In a panel at Phoenix Comicon this year, paranormal military fiction author Myke Cole talked about gaining reader sympathy by emphasizing the humanity of characters – citing Watership Down as a story about rabbits who are people, and Naomi Novik’s “Temeraire” series as being about a dragon that was a person.
In her remarkable debut novel Ancillary Justice, Ann Leckie has given us a spaceship that is a person. Both figuratively and literally.
The novel, which has won every major sci-fi book award this year, follows Breq, the last ancillary of the 1000-year-old starship Justice of Toren, a humanoid host for the ship’s AI, as she seeks revenge on the leader of Radch Empire who orchestrated the destruction of her ship (herself?).
The story is told through two interlocking timelines – one in the present with Breq on an icy planet seeking a killer weapon for her revenge, and another set 20 years in the past detailing the events that led to her destruction.
Leckie plays with gender, identity and individuality extensively in Ancillary Justice. First, the Radchaai do not recognize separate genders, so Breq refers to everyone as she – often misjudging the actual gender of the people she is interacting with. For that matter, is she really a she —probably, she is a ship after all.
She also exists as hundreds of ancillaries simultaneously in the earlier timeline, so the perspective shifts as her various selfs observe and interact in different situations and locations. At points Breq, or Esk-One as she is known, describes watching herself interacting with other characters as well as actions taking place away from the immediate setting. It is delightfully disorienting at times.
But as Myke Cole said, Leckie triumphs because of the humanity she is able to inject into Breq/Esk-One/Justice of Toren. She develops close friendships with her crewmembers, like Lieutenant Awn, the commander she is assigned to in the earlier timeline. In the present, she comforts a child whose uncle was badly injured in a sled accident.
And throughout it all, Breq sings. Traditional hymns from the cultures she studied, folk songs and pretty much any music she can find. And she doesn’t just do this once her ship is destroyed – Justice of Toren developed an ear from one of her former captains and would use her ancillaries to perform vast choral works.

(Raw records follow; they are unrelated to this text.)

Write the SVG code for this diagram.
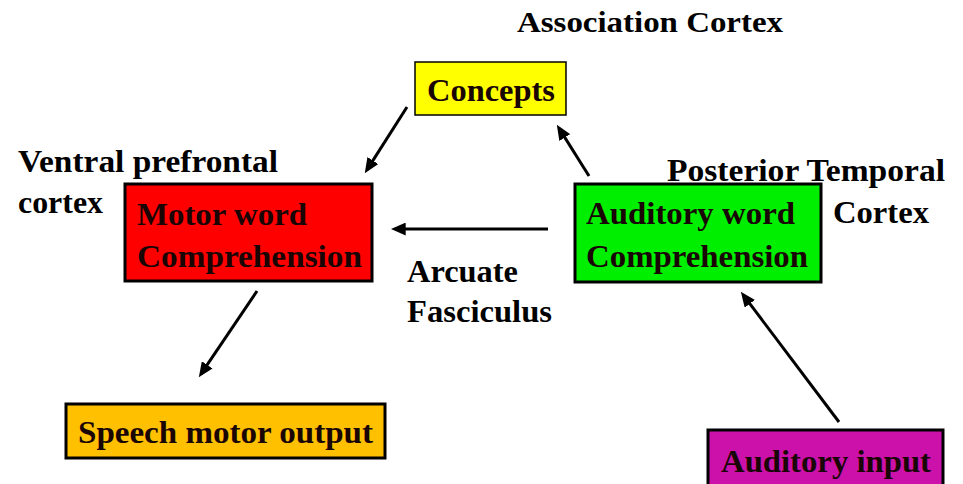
<svg xmlns="http://www.w3.org/2000/svg" width="963" height="484" viewBox="0 0 963 484">
<defs>
<style>
text{font-family:"Liberation Serif","Times New Roman",serif;font-weight:bold;font-size:32px;fill:#000}
.in{fill:#1a0505}
.box{stroke:#000;stroke-width:3}
.con line{stroke:#000;stroke-width:3;marker-end:url(#ah)}
</style>
<marker id="ah" markerUnits="userSpaceOnUse" markerWidth="15" markerHeight="13" refX="10" refY="6" orient="auto" viewBox="0 0 14 12">
<path d="M0,0 L14,6 L0,12 z" fill="#000"/>
</marker>
</defs>
<rect width="963" height="484" fill="#fff"/>
<g id="label-association">
<text x="517" y="32" textLength="266" lengthAdjust="spacingAndGlyphs" style="font-size:29px">Association Cortex</text>
</g>
<g id="concepts">
<rect x="415" y="62" width="151" height="53" fill="#ffff00" stroke="#000" stroke-width="1.5"/>
<text class="in" x="427" y="101" textLength="128" lengthAdjust="spacingAndGlyphs">Concepts</text>
</g>
<g id="label-ventral">
<text x="18" y="172" textLength="260" lengthAdjust="spacingAndGlyphs">Ventral prefrontal</text>
<text x="18" y="213" textLength="85" lengthAdjust="spacingAndGlyphs">cortex</text>
</g>
<g id="motor">
<rect class="box" x="125" y="184" width="247" height="97" fill="#ff0000"/>
<text class="in" x="137" y="225" textLength="170" lengthAdjust="spacingAndGlyphs">Motor word</text>
<text class="in" x="137" y="267" textLength="225" lengthAdjust="spacingAndGlyphs">Comprehension</text>
</g>
<g id="auditory-word">
<rect class="box" x="575" y="184" width="246" height="98" fill="#00ee00"/>
<text class="in" x="586" y="224" textLength="209" lengthAdjust="spacingAndGlyphs">Auditory word</text>
<text class="in" x="586" y="267" textLength="222" lengthAdjust="spacingAndGlyphs">Comprehension</text>
</g>
<g id="label-posterior">
<text x="667" y="181" textLength="278" lengthAdjust="spacingAndGlyphs">Posterior Temporal</text>
<text x="833" y="223" textLength="96" lengthAdjust="spacingAndGlyphs">Cortex</text>
</g>
<g id="label-arcuate">
<text x="407" y="282" textLength="111" lengthAdjust="spacingAndGlyphs">Arcuate</text>
<text x="407" y="322" textLength="145" lengthAdjust="spacingAndGlyphs">Fasciculus</text>
</g>
<g id="speech">
<rect class="box" x="66" y="404" width="319" height="54" fill="#ffc000"/>
<text class="in" x="78" y="443" textLength="295" lengthAdjust="spacingAndGlyphs">Speech motor output</text>
</g>
<g id="auditory-input">
<rect class="box" x="708" y="430" width="235" height="60" fill="#cc11aa"/>
<text class="in" x="721" y="472" textLength="210" lengthAdjust="spacingAndGlyphs">Auditory input</text>
</g>
<g id="connectors" class="con">
<line x1="407" y1="107" x2="367.1" y2="169.6"/>
<line x1="589" y1="176" x2="559.1" y2="128.4"/>
<line x1="548" y1="229" x2="395" y2="229"/>
<line x1="257" y1="291" x2="201.2" y2="373.7"/>
<line x1="839" y1="422" x2="743.4" y2="295.2"/>
</g>
</svg>
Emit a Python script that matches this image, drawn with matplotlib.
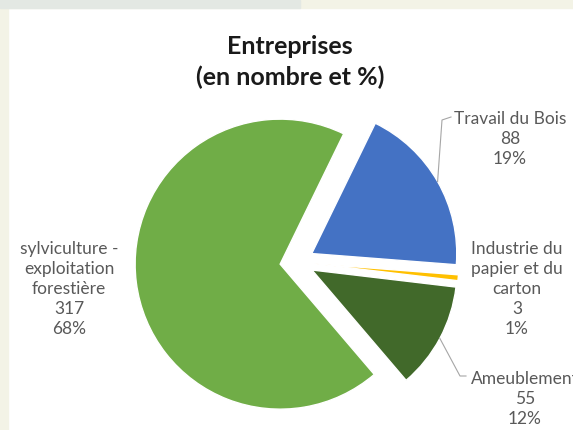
import numpy as np
import matplotlib.pyplot as plt
from matplotlib.patches import Rectangle

W, H = 573, 430

# data
categories = ["Travail du Bois", "Industrie du\npapier et du\ncarton", "Ameublement",
              "sylviculture -\nexploitation\nforestière"]
counts = [88, 3, 55, 317]
percents = ["19%", "1%", "12%", "68%"]
colors = ["#4472C4", "#FFC000", "#41692A", "#70AD47"]

# label centres (pixels, y from top)
label_pos = [(510, 139), (517, 289), (525, 399), (69, 289)]

plt.rcParams["font.family"] = ["Lato", "DejaVu Sans"]

fig = plt.figure(figsize=(W / 100, H / 100), dpi=100)
fig.patch.set_facecolor("white")
ax = fig.add_axes([0, 0, 1, 1])

# screenshot borders
ax.add_patch(Rectangle((0, 0), 8, H, color="#F3F3E6", zorder=0))
ax.add_patch(Rectangle((0, H - 8), W, 8, color="#F3F3E6", zorder=0))
ax.add_patch(Rectangle((0, H - 8), 300, 8, color="#E3E8E3", zorder=0))

cx, cy, R, ex = 297, H - 262, 145, 17
wedges, _ = ax.pie(counts, colors=colors, startangle=64, counterclock=False,
                   center=(cx, cy), radius=R, explode=[ex] * len(counts),
                   wedgeprops=dict(edgecolor="white", linewidth=1),
                   frame=True)
ax.set_xlim(0, W)
ax.set_ylim(0, H)
ax.set_aspect("equal")
ax.axis("off")

ax.text(290, H - 62, "Entreprises\n(en nombre et %)", ha="center", va="center",
        fontsize=18, fontweight="bold", color="#1a1a1a", linespacing=1.35)

for i, w in enumerate(wedges):
    lx, ly = label_pos[i]
    txt = f"{categories[i]}\n{counts[i]}\n{percents[i]}"
    ax.text(lx, H - ly, txt, ha="center", va="center", fontsize=12.5,
            color="#595959", linespacing=1.3)

# leader lines from arc mid-point to labels
def arc_mid(w):
    t = np.deg2rad((w.theta1 + w.theta2) / 2)
    x0, y0 = w.center
    return x0 + w.r * np.cos(t), y0 + w.r * np.sin(t)

p = arc_mid(wedges[0])
ax.plot([p[0], 442, 451], [p[1], H - 120, H - 117], color="#A6A6A6", lw=0.8)
p = arc_mid(wedges[2])
ax.plot([p[0], 460, 466], [p[1], H - 376, H - 376], color="#A6A6A6", lw=0.8)

fig.savefig("out.png", dpi=100)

The storylines converge as Breq rescues Seivarden, a former captain of hers who was in suspended animation for a millennia and is now a drug-addicted drifter, and embarks for the Radchaai homeworld where she can confront the lord of the Radchaai, Anaander Mianaai. But Mianaai also benefits from multiple personas – he has hundreds of linked bodies and the ability to make more with ease.
Everything builds to a mind-bending climax with layers upon layers of conspiracies, betrayals, plots and counterplots converging around Breq, leading to a beautiful ending that affirms the ship’s ultimate humanity.
And also sets in motion a series. The next book is out in October. I can’t wait.